Mes Chers Compatriotes,
Avez-vous vu Nicolas au Salon de l'Élevage en Bretagne ? Mi-na-ble ! Il a gratouillé une vache qu'on avait visiblement abrutie de calmants, la main hésitante, le costard en retrait pour ne pas se salir. Aucune communication inter-espèces. On l'a d'ailleurs bien vu : le pauvre bovidé (mais non ! pas Nicolas !) avait l'œil hagard, la queue battante (c'est comme ça qu'on le différenciait de Nicolas) et les oreilles en arrière (contrairement à Nicolas). Que voulez-vous ! Flatteur de vaches c'est un métier. Des années de pratique pour faire frémir d'extase une Française-frisonne-pie-noire aux pis gonflés par le lait qui nourrira ces chères têtes blondes dans les écoles de la République une et indivisible. Et la Charolaise ! Combien en a t'elle renvoyés - meurtris (râlants, brisés, livides, et morts plus qu'à moitié. Et qui disaient : A boire! à boire par pitié) - de ces amateurs de comices agricoles qui l'avaient approchée sans parler sa langue (baveuse par ailleurs).
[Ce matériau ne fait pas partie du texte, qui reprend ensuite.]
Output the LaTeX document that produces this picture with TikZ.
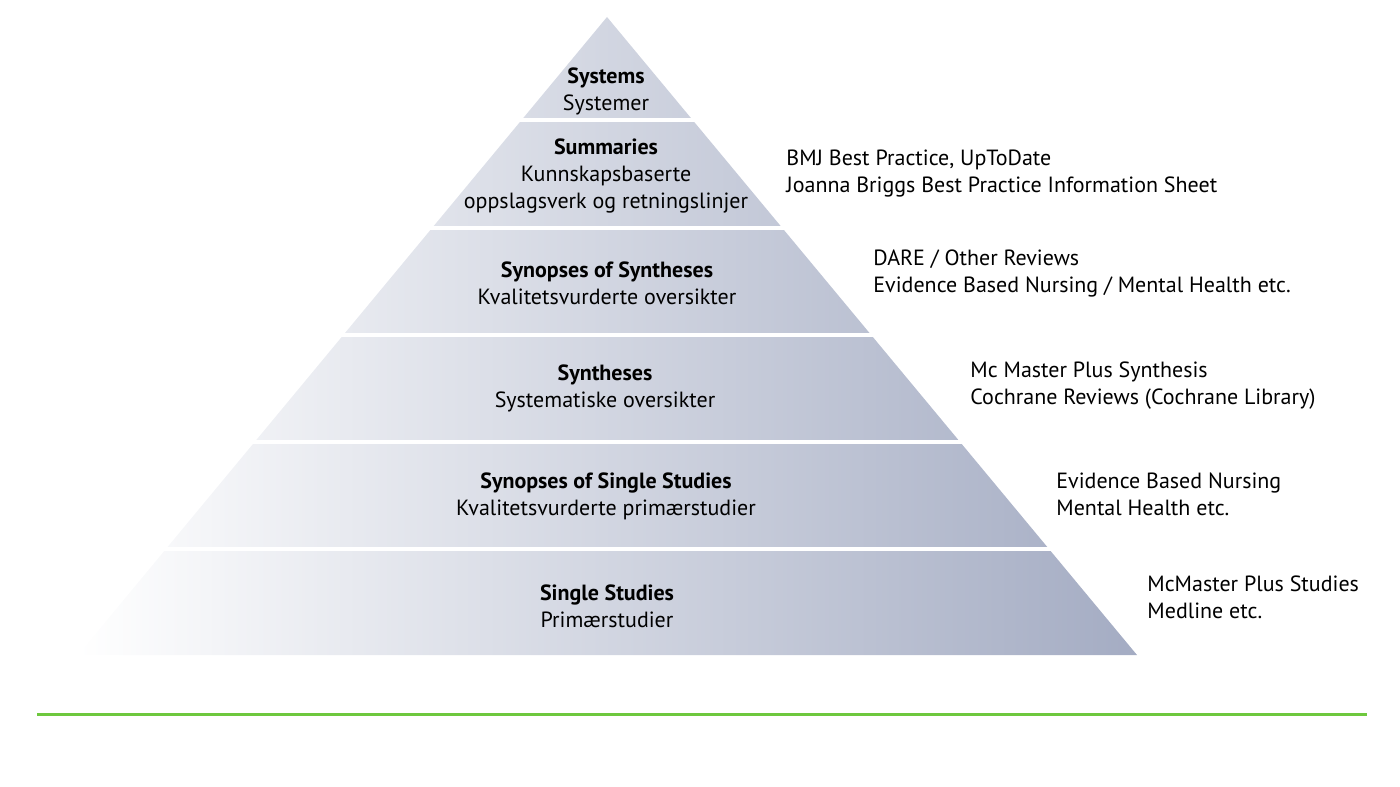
\documentclass[tikz,border=0pt]{standalone}
\usepackage{fontspec}
\setmainfont{PT Sans}
\definecolor{pyrblue}{RGB}{164,172,195}
\definecolor{rulegreen}{RGB}{110,200,62}

\begin{document}
\begin{tikzpicture}[x=0.5pt,y=-0.5pt,
  lvl/.style={align=center,inner sep=0pt,font=\fontsize{11}{13.5}\selectfont},
  src/.style={align=left,anchor=west,inner sep=0pt,font=\fontsize{11}{13.5}\selectfont}]
\useasboundingbox (0,0) rectangle (1400,786);
\coordinate (top) at (607,17);
\coordinate (bl) at (78,655);
\coordinate (br) at (1137,655);

\shade[left color=white,right color=pyrblue] (top)--(br)--(bl)--cycle;
\foreach \y in {120,228,335,442,549}
  \draw[white,line width=1.8pt] (0,\y)--(1400,\y);

\node[lvl] (sys) at (606,91.5) {\textbf{Systems}\\Systemer};
\node[lvl] (sum) at (606,176) {\textbf{Summaries}\\Kunnskapsbaserte\\oppslagsverk og retningslinjer};
\node[lvl] (synsyn) at (607,283) {\textbf{Synopses of Syntheses}\\Kvalitetsvurderte oversikter};
\node[lvl] (syn) at (605,388) {\textbf{Syntheses}\\Systematiske oversikter};
\node[lvl] (synsing) at (606,496) {\textbf{Synopses of Single Studies}\\Kvalitetsvurderte primærstudier};
\node[lvl] (sing) at (607,606) {\textbf{Single Studies}\\Primærstudier};

\node[src] (srcsum) at (786,173.5) {BMJ Best Practice, UpToDate\\Joanna Briggs Best Practice Information Sheet};
\node[src] (srcsynsyn) at (873,273.5) {DARE / Other Reviews\\Evidence Based Nursing / Mental Health etc.};
\node[src] (srcsyn) at (970,385.5) {Mc Master Plus Synthesis\\Cochrane Reviews (Cochrane Library)};
\node[src] (srcsynsing) at (1056,494) {Evidence Based Nursing\\Mental Health etc.};
\node[src] (srcsing) at (1147,597) {McMaster Plus Studies\\Medline etc.};

\coordinate (gl) at (37,714);
\coordinate (gr) at (1367,714);
\draw[rulegreen,line width=1.5pt] (gl)--(gr);

\end{tikzpicture}
\end{document}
En tant qu'ancien élu de la Corrèze et souteneur du Salon de l'Agriculture, je voudrais attirer votre attention sur un drame de notre société : la Paysannerie française se meurt ! Nous nous préparons une génération d'industriels des déserts ruraux qui ne se pencheront plus sur la glèbe quand l'air conditionné de leur tracteur sera en panne.
Avez-vous remarqué qu'on ne parle même plus d'exode rural ? Ils sont tous déjà partis ! Bientôt, pour aller à la campagne, il faudra un ausweiss vous autorisant à visiter les unités intégrées de production nutritive. Si vous voulez aller aux champignons, vous n'aurez même plus à courir le risque de prendre un coup de fourche ou une cartouche de gros sel, on vous dressera un procès-verbal de contravention de catégorie 16B, modifié EuroKC27N, pour violation de la directive européenne afférente à la courbure moyenne du brin d'herbe subventionné.
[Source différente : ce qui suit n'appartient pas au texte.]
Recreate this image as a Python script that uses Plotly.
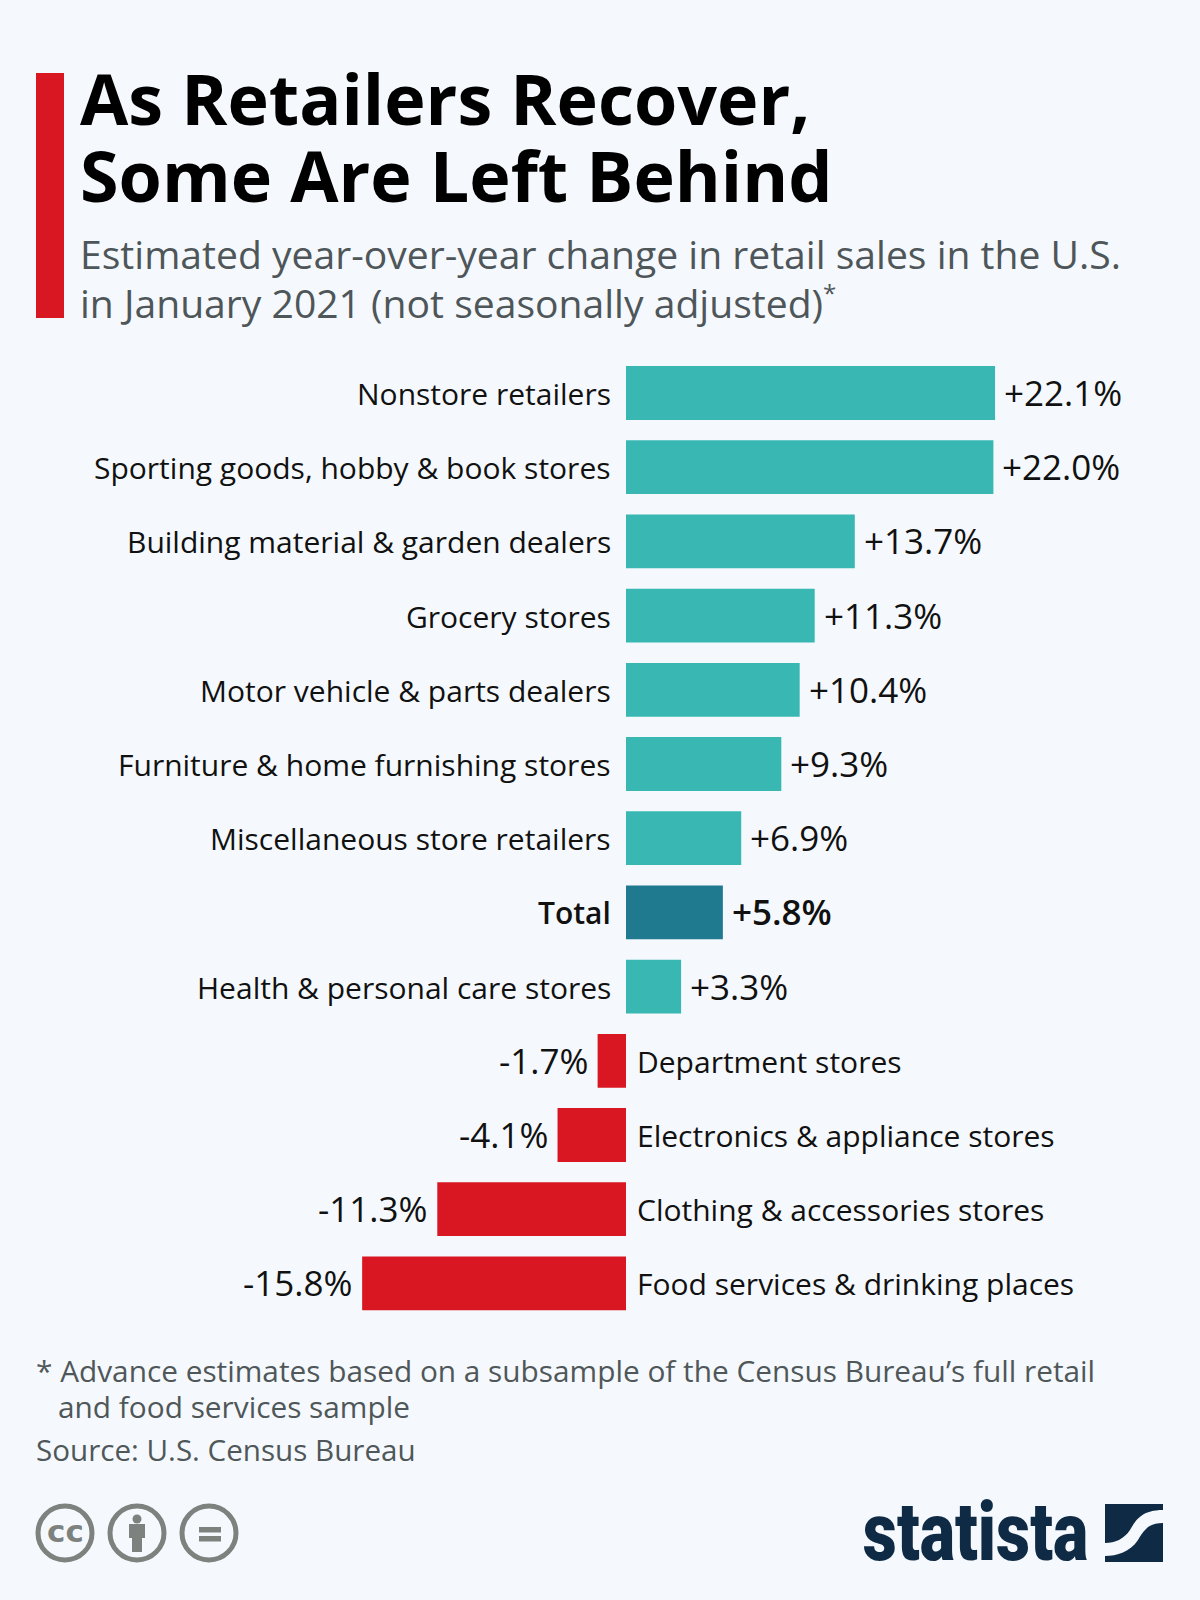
import plotly.graph_objects as go

categories = ["Nonstore retailers", "Sporting goods, hobby & book stores", "Building material & garden dealers",
              "Grocery stores", "Motor vehicle & parts dealers", "Furniture & home furnishing stores",
              "Miscellaneous store retailers", "Total", "Health & personal care stores", "Department stores",
              "Electronics & appliance stores", "Clothing & accessories stores", "Food services & drinking places"]
values = [22.1, 22.0, 13.7, 11.3, 10.4, 9.3, 6.9, 5.8, 3.3, -1.7, -4.1, -11.3, -15.8]
title_lines = ["As Retailers Recover,", "Some Are Left Behind"]
subtitle_lines = ["Estimated year-over-year change in retail sales in the U.S.",
                  "in January 2021 (not seasonally adjusted)<sup><span style=\"font-size:24px\">*</span></sup>"]
source_text = "Source: U.S. Census Bureau"
note_lines = ["* Advance estimates based on a subsample of the Census Bureau\u2019s full retail",
              "and food services sample"]

W, H = 1200, 1600
BG = "#f5f9fd"
TEAL, DARK, RED = "#39b7b2", "#1f7a90", "#d81722"
FONT = "Open Sans"
PX_PER_UNIT = 16.7
ZERO_PX = 626
TOP_CENTER, PITCH = 393, 74.2

def px(x): return x / W
def py(y): return 1 - y / H

colors = [DARK if c == "Total" else (TEAL if v > 0 else RED) for c, v in zip(categories, values)]

fig = go.Figure(go.Bar(y=categories, x=values, orientation="h", marker=dict(color=colors, line_width=0),
                       width=0.725, hoverinfo="skip"))

ann = []
def text(s, x, y, size, color, anchor="left", family=FONT, weight="normal"):
    ann.append(dict(text=s, x=px(x), y=py(y), xref="paper", yref="paper",
                    xanchor=anchor, yanchor="middle", showarrow=False, borderpad=0,
                    font=dict(family=family, size=size, color=color, weight=weight)))

text(title_lines[0], 79, 98.5, 70, "#000000", weight=700)
text(title_lines[1], 79, 174.5, 70, "#000000", weight=700)
text(subtitle_lines[0], 79, 254, 39.1, "#4e5659")
text(subtitle_lines[1], 79, 303, 39.1, "#4e5659")
text(note_lines[0], 35, 1370, 29.8, "#4f5759")
text(note_lines[1], 57, 1406, 29.8, "#4f5759")
text(source_text, 35, 1449, 29.6, "#4f5759")

for c, v in zip(categories, values):
    weight = 600 if c == "Total" else 400
    pos = v > 0
    ann.append(dict(x=0, y=c, xref="x", yref="y", text=c, showarrow=False,
                    xanchor="right" if pos else "left", xshift=-14 if pos else 10, yanchor="middle", yshift=-0.5,
                    font=dict(family=FONT, size=30, color="#111111", weight=weight), borderpad=0))
    lab = f"{v:+.1f}%"
    ann.append(dict(x=v, y=c, xref="x", yref="y", text=lab, showarrow=False,
                    xanchor="left" if pos else "right", xshift=8 if pos else -9, yanchor="middle", yshift=0.5,
                    font=dict(family=FONT, size=35, color="#111111", weight=weight), borderpad=0))

# Logo wordmark and CC glyph
text("statista", 1089, 1532, 82, "#0f2a45", anchor="right", family="Roboto", weight=900)
text("cc", 65, 1531, 31, "#7d827f", anchor="center", family="DejaVu Sans", weight=700)

shapes = []
def P(x, y): return f"{px(x)},{py(y)}"
def rect(x0, y0, x1, y1, color):
    shapes.append(dict(type="rect", xref="paper", yref="paper", x0=px(x0), x1=px(x1), y0=py(y0), y1=py(y1),
                       fillcolor=color, line_width=0, layer="above"))
def circle(cx, cy, r, fill, line=None, lw=0):
    shapes.append(dict(type="circle", xref="paper", yref="paper", x0=px(cx - r), x1=px(cx + r), y0=py(cy - r), y1=py(cy + r),
                       fillcolor=fill, line=dict(color=line, width=lw) if lw else dict(width=0), layer="above"))

rect(36, 73, 64, 318, RED)
GREY = "#7d827f"
for cx in (65, 137, 209):
    circle(cx, 1533, 27, "rgba(0,0,0,0)", GREY, 5)
circle(137, 1519, 4.5, GREY)
rect(129, 1524, 145, 1538, GREY)
rect(132, 1538, 142, 1552, GREY)
rect(199, 1527, 221, 1532.5, GREY)
rect(199, 1536, 221, 1541.5, GREY)

NAVY = "#0f2a45"
shapes.append(dict(type="path", xref="paper", yref="paper", fillcolor=NAVY, line_width=0, layer="above",
    path=f"M{P(1105,1504)} L{P(1163,1504)} L{P(1163,1510)} C{P(1140,1510)} {P(1135,1522)} {P(1130,1530)} "
         f"C{P(1124,1539)} {P(1115,1543)} {P(1105,1543)} Z"))
shapes.append(dict(type="path", xref="paper", yref="paper", fillcolor=NAVY, line_width=0, layer="above",
    path=f"M{P(1163,1523)} C{P(1150,1523)} {P(1145,1528)} {P(1138,1540)} "
         f"C{P(1130,1552)} {P(1117,1556)} {P(1105,1556)} L{P(1105,1562)} L{P(1163,1562)} Z"))

fig.update_layout(width=W, height=H, margin=dict(l=0, r=0, t=0, b=0), paper_bgcolor=BG, plot_bgcolor=BG,
                  showlegend=False, hovermode=False, annotations=ann, shapes=shapes,
                  font=dict(family=FONT))
fig.update_xaxes(visible=False, range=[-ZERO_PX / PX_PER_UNIT, (W - ZERO_PX) / PX_PER_UNIT], fixedrange=True)
fig.update_yaxes(visible=False, type="category", categoryorder="array", categoryarray=categories,
                 range=[(H - TOP_CENTER) / PITCH, -TOP_CENTER / PITCH], fixedrange=True)

post = f"""
document.body.style.margin='0';document.body.style.background='{BG}';
document.querySelectorAll('text.annotation-text').forEach(function(t){{
  if(t.textContent==='statista'){{
    t.style.transformBox='fill-box';t.style.transformOrigin='right center';t.style.transform='scaleX(0.81)';
  }}
}});
"""
fig.write_html("out.html", config=dict(displayModeBar=False), post_script=post)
Et pourtant ! Souvenez-vous des années 1968-75, quel était le nec plus ultra des salons parisiens écolo-concernés ? Le retour à la Terre ! Gardarem lo Larzac dans une apothéose de pulovaires tricotés main et de fromage de chèvre. Le paysan français était le héros et le héraut des thèses verdoyantes. Ah ! il a inondé plus d'un Petit Bateau parisien, le rude travailleur qui moissonnait jusque dans nos campagnes, penché sur le sol nourricier, à transpirer des lanternes vénitiennes pour rentrer le foin avant la pluie. La mode était au dialogue Nord-Sud (Paris - St Georges l'Agricol) sur les marchés avec ce damné de la terre qui vend de la serge dans son pantalon de coutil et son marcel bleu. Il sentait bon le râble chaud, la Boyard maïs et le vin rouge, l'ancêtre de José Bové.
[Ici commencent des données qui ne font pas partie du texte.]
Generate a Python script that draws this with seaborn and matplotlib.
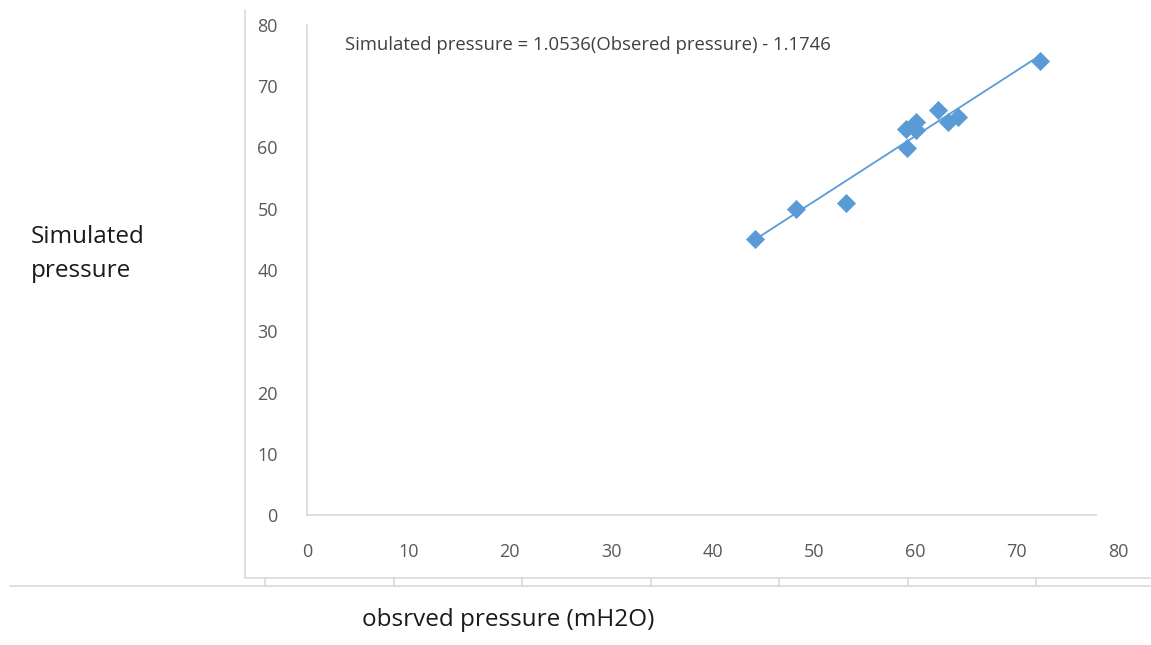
import matplotlib
matplotlib.use("Agg")
import matplotlib.pyplot as plt
from matplotlib.lines import Line2D
import seaborn as sns
import pandas as pd

observed = [44.2, 48.2, 53.2, 59.2, 59.1, 60.1, 60.1, 62.2, 63.2, 64.2, 72.3]
simulated = [45.0, 49.9, 51.0, 60.0, 63.1, 64.2, 62.9, 66.2, 64.1, 64.9, 74.2]
x_ticks = [0, 10, 20, 30, 40, 50, 60, 70, 80]
y_ticks = [0, 10, 20, 30, 40, 50, 60, 70, 80]
equation = "Simulated pressure = 1.0536(Obsered pressure) - 1.1746"
x_label = "obsrved pressure (mH2O)"
y_label = "Simulated\npressure"

df = pd.DataFrame({"observed": observed, "simulated": simulated})

sns.set_theme(style="white")
plt.rcParams['font.family'] = ['Open Sans', 'DejaVu Sans']

W, H = 1151, 645
fig = plt.figure(figsize=(W / 100, H / 100), dpi=100)
ax = fig.add_axes([307 / W, 1 - 515 / H, 811 / W, 490 / H])

blue = "#5B9BD5"
sns.regplot(data=df, x="observed", y="simulated", ax=ax, ci=None, truncate=True,
            marker="D", color=blue,
            scatter_kws={"s": 85, "edgecolors": blue, "linewidths": 0.5, "alpha": 1},
            line_kws={"linewidth": 1.3})

ax.set_xlim(0, 80)
ax.set_ylim(0, 80)
ax.set_xticks(x_ticks)
ax.set_yticks(y_ticks)
ax.set_xticklabels([str(v) for v in x_ticks])
ax.set_yticklabels([str(v) for v in y_ticks])
ax.tick_params(axis="both", length=0, labelsize=13, labelcolor="#595959")
ax.tick_params(axis="x", pad=20)
ax.tick_params(axis="y", pad=21)
ax.set_xlabel("")
ax.set_ylabel("")
for s in ["top", "right"]:
    ax.spines[s].set_visible(False)
for s in ["left", "bottom"]:
    ax.spines[s].set_color("#d9d9d9")
    ax.spines[s].set_linewidth(1.2)
ax.spines["bottom"].set_bounds(0, 77.8)
ax.patch.set_alpha(0)

ax.text(3.7, 76.8, equation, fontsize=13.3, color="#404040", va="center", ha="left")

# outer frame lines (figure pixel coords)
def fx(px):
    return px / W

def fy(py):
    return 1 - py / H

gray = "#d9d9d9"
fig.add_artist(Line2D([fx(245), fx(245)], [fy(10), fy(578)], color=gray, lw=1.2))
fig.add_artist(Line2D([fx(245), fx(1151)], [fy(578), fy(578)], color=gray, lw=1.2))
fig.add_artist(Line2D([fx(10), fx(1151)], [fy(586), fy(586)], color=gray, lw=1.2))
for k in range(7):
    xp = 265 + 128.5 * k
    fig.add_artist(Line2D([fx(xp), fx(xp)], [fy(578), fy(586)], color=gray, lw=1.2))

fig.text(fx(31), fy(254), y_label, fontsize=17.5, color="#1a1a1a", ha="left", va="center",
         linespacing=1.55)
fig.text(fx(508), fy(620), x_label, fontsize=17.5, color="#1a1a1a", ha="center", va="center")

fig.savefig("out.png", dpi=100)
Malheureusement, la réaction des ruraux à cette pesante sollicitude bobologique a été plutôt du type coup-de-fourche que soutien électoral, et les écologistes - Verts de rage de tant d'ingratitude - sont désormais plus préoccupés de la préservation de leur siège de Député Européen (si, si, il en reste de cette couleur) que des missiles du perfide plateau d'Albion. Aux yeux des faucheurs d'OGM, la paysannerie française n'est plus qu'un quarteron de pollueurs-chasseurs qui roulent en 4x4 pour aller manifester contre les ours des Pyrénées. Après le retour à la terre c'est le retour à l'éther des masses populaires rurales. Remplaçons vite ça par des ouvriers qualifiés qui seront acheminés en Vélib' sur les lieux de production ! De toutes façon, les Verts de rage n'ont plus besoin des ploucs ruraux, ils ont kidnappé des ours slovènes (qui ne leur rient pas au nez - eux au moins, car le slovène est peu jovial lorsqu'exilé) et inventé le réchauffement global (ce qui fait marrer tous les scientifiques un peu sérieux).
En attendant, dans nos vertes campagnes, ce n'est plus Noël tous les jours, ma Mère... on a les écologistes qu'on mérite.